### GOAL
Set down, exactly as written, the lines from the top of the data to the line that holds "import plotly.graph_objects as go", and omit the pictures.

### DATA SEGMENT

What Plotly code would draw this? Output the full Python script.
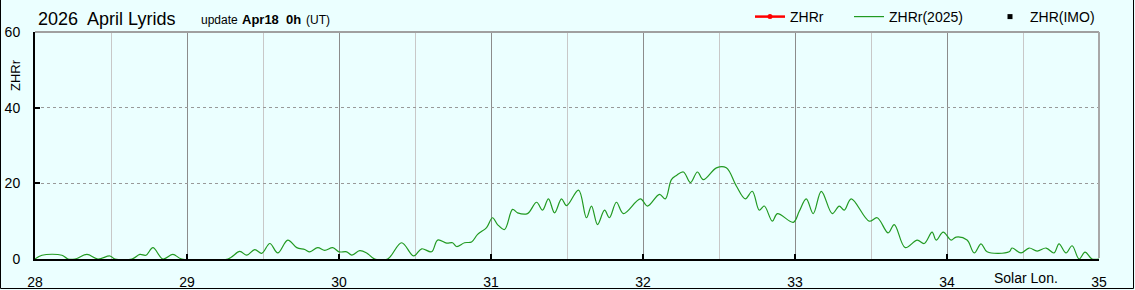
import plotly.graph_objects as go

# ---- data ----
solar_lon = [28.000, 28.046, 28.177, 28.217, 28.263, 28.342, 28.414, 28.493, 28.526, 28.638,
             28.690, 28.730, 28.776, 28.841, 28.907, 28.966, 29.269, 29.347, 29.393, 29.446,
             29.492, 29.545, 29.597, 29.663, 29.722, 29.775, 29.808, 29.860, 29.906, 29.959,
             30.000, 30.051, 30.084, 30.136, 30.182, 30.235, 30.320, 30.412, 30.491, 30.544,
             30.609, 30.649, 30.708, 30.747, 30.774, 30.826, 30.872, 30.912, 30.971, 31.010,
             31.043, 31.089, 31.142, 31.175, 31.240, 31.300, 31.339, 31.378, 31.418, 31.464,
             31.497, 31.576, 31.628, 31.661, 31.701, 31.747, 31.779, 31.825, 31.871, 31.983,
             32.029, 32.108, 32.147, 32.187, 32.220, 32.266, 32.312, 32.358, 32.397, 32.483,
             32.548, 32.614, 32.673, 32.719, 32.765, 32.798, 32.851, 32.884, 32.989, 33.028,
             33.074, 33.120, 33.173, 33.245, 33.291, 33.324, 33.370, 33.488, 33.541, 33.613,
             33.653, 33.725, 33.804, 33.850, 33.902, 33.929, 33.975, 34.027, 34.060, 34.132,
             34.179, 34.224, 34.264, 34.409, 34.428, 34.487, 34.540, 34.593, 34.652, 34.704,
             34.737, 34.783, 34.823, 34.869, 34.908, 34.954, 35.000]
zhr_2025 = [0.0, 1.0, 1.0, 0.0, 0.0, 1.2, 0.0, 0.8, 0.0, 0.0,
            1.2, 1.0, 3.0, 0.0, 1.2, 0.0, 0.0, 2.0, 1.0, 2.5,
            1.5, 4.1, 1.6, 5.0, 3.0, 2.5, 1.9, 3.0, 2.3, 3.0,
            1.9, 1.9, 1.0, 2.2, 1.6, 0.0, 0.0, 4.3, 0.8, 2.7,
            1.9, 5.0, 4.2, 4.3, 3.3, 4.3, 4.5, 6.5, 8.3, 10.9,
            9.1, 7.8, 13.1, 12.2, 12.0, 15.0, 12.9, 15.9, 12.2, 15.9,
            14.1, 18.2, 10.9, 14.0, 9.1, 12.9, 10.9, 15.0, 12.0, 15.9,
            14.0, 17.1, 15.9, 21.0, 22.1, 23.0, 20.2, 23.0, 21.0, 24.1,
            24.1, 19.3, 15.9, 17.9, 12.9, 14.0, 10.0, 12.0, 9.7, 12.6,
            15.9, 12.0, 17.9, 12.0, 14.0, 12.9, 15.9, 10.0, 10.9, 6.9,
            9.1, 3.0, 5.0, 4.1, 7.1, 5.0, 7.1, 5.0, 5.8, 5.0,
            1.6, 4.0, 1.9, 1.9, 2.9, 1.6, 2.9, 2.1, 2.9, 1.6,
            4.0, 1.6, 3.5, 0.0, 1.8, 0.0, 0.0]
x_ticks = [28, 29, 30, 31, 32, 33, 34, 35]
y_ticks = [0, 20, 40, 60]

BG = "#EBFFFF"
FONT = "Liberation Sans"
W, H = 1135, 290
L, R, T, B = 35, 36, 32, 31
PW, PH = W - L - R, H - T - B


def px(xp):
    return (xp - L) / PW


def py(yp):
    return (H - B - yp) / PH


fig = go.Figure()
fig.add_trace(go.Scatter(x=solar_lon, y=zhr_2025, mode="lines",
                         line=dict(color="#229a22", width=1.2, shape="spline", smoothing=1.0),
                         name="ZHRr(2025)", legend="legend2"))
fig.add_trace(go.Scatter(x=[None], y=[None], mode="lines+markers", name="ZHRr",
                         line=dict(color="#ff0000", width=2.5), marker=dict(color="#ff0000", size=5),
                         legend="legend"))
fig.add_trace(go.Scatter(x=[None], y=[None], mode="markers", name="ZHR(IMO)",
                         marker=dict(color="#000000", size=5, symbol="square"), legend="legend3"))

leg_common = dict(orientation="h", xref="container", yref="container", yanchor="middle", y=1 - 17 / H,
                  xanchor="left", bgcolor="rgba(0,0,0,0)", borderwidth=0,
                  font=dict(family=FONT, size=14, color="#000"))
fig.update_layout(
    width=W, height=H, margin=dict(l=L, r=R, t=T, b=B, autoexpand=False),
    paper_bgcolor=BG, plot_bgcolor=BG, showlegend=True,
    legend=dict(x=750 / W, **leg_common),
    legend2=dict(x=849 / W, **leg_common),
    legend3=dict(x=990 / W, **leg_common),
    xaxis=dict(range=[28, 35], tickvals=x_ticks, ticktext=[str(v) for v in x_ticks],
               showgrid=True, gridcolor="#8c8c8c", gridwidth=1,
               minor=dict(dtick=0.5, showgrid=True, gridcolor="#c8c8c8", gridwidth=1),
               showline=True, linecolor="#000", linewidth=2, ticks="inside", ticklen=5, tickwidth=2,
               tickcolor="#000", zeroline=False, tickfont=dict(family=FONT, size=14, color="#000"),
               ticklabelstandoff=9, fixedrange=True, automargin=False),
    yaxis=dict(range=[0, 60], tickvals=y_ticks, showgrid=True, gridcolor="#999999", griddash="dot",
               gridwidth=1, showline=True, linecolor="#000", linewidth=2, ticks="inside", ticklen=5,
               tickwidth=2, tickcolor="#000", zeroline=False,
               tickfont=dict(family=FONT, size=14, color="#000"), ticklabelstandoff=10,
               fixedrange=True, automargin=False),
)

shapes = [
    # plot frame top / right (grey)
    dict(type="line", xref="paper", yref="paper", x0=0, x1=1, y0=1, y1=1, line=dict(color="#a0a0a0", width=2)),
    dict(type="line", xref="paper", yref="paper", x0=1, x1=1, y0=py(258), y1=1, line=dict(color="#a8a8a8", width=2)),
    # outer border
    dict(type="line", xref="paper", yref="paper", x0=px(0.5), x1=px(0.5), y0=py(0), y1=py(288.5), line=dict(color="#000", width=1)),
    dict(type="line", xref="paper", yref="paper", x0=px(1133.5), x1=px(1133.5), y0=py(0), y1=py(288.5), line=dict(color="#000", width=1)),
    dict(type="line", xref="paper", yref="paper", x0=px(0.5), x1=px(1133.5), y0=py(288.5), y1=py(288.5), line=dict(color="#000", width=1)),
]
fig.update_layout(shapes=shapes)

ann = [
    dict(text="2026\u00a0 April Lyrids", x=px(36), y=py(19), xanchor="left", yanchor="middle",
         font=dict(family=FONT, size=18, color="#000")),
    dict(text="update", x=px(199), y=py(20), xanchor="left", yanchor="middle",
         font=dict(family=FONT, size=12, color="#000")),
    dict(text="<b>Apr18\u00a0 0h</b>", x=px(240), y=py(19), xanchor="left", yanchor="middle",
         font=dict(family=FONT, size=13, color="#000")),
    dict(text="(UT)", x=px(304), y=py(20), xanchor="left", yanchor="middle",
         font=dict(family=FONT, size=12, color="#000")),
    dict(text="ZHRr", x=px(15), y=py(75), xanchor="center", yanchor="middle", textangle=-90,
         font=dict(family=FONT, size=13, color="#000")),
    dict(text="Solar Lon.", x=px(992), y=py(278), xanchor="left", yanchor="middle",
         font=dict(family=FONT, size=14, color="#000")),
]
for a in ann:
    a.update(xref="paper", yref="paper", showarrow=False)
fig.update_layout(annotations=ann)

fig.write_html("out.html")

### SOLVED PROBLEM
What Plotly code would draw this? Output the full Python script.
import plotly.graph_objects as go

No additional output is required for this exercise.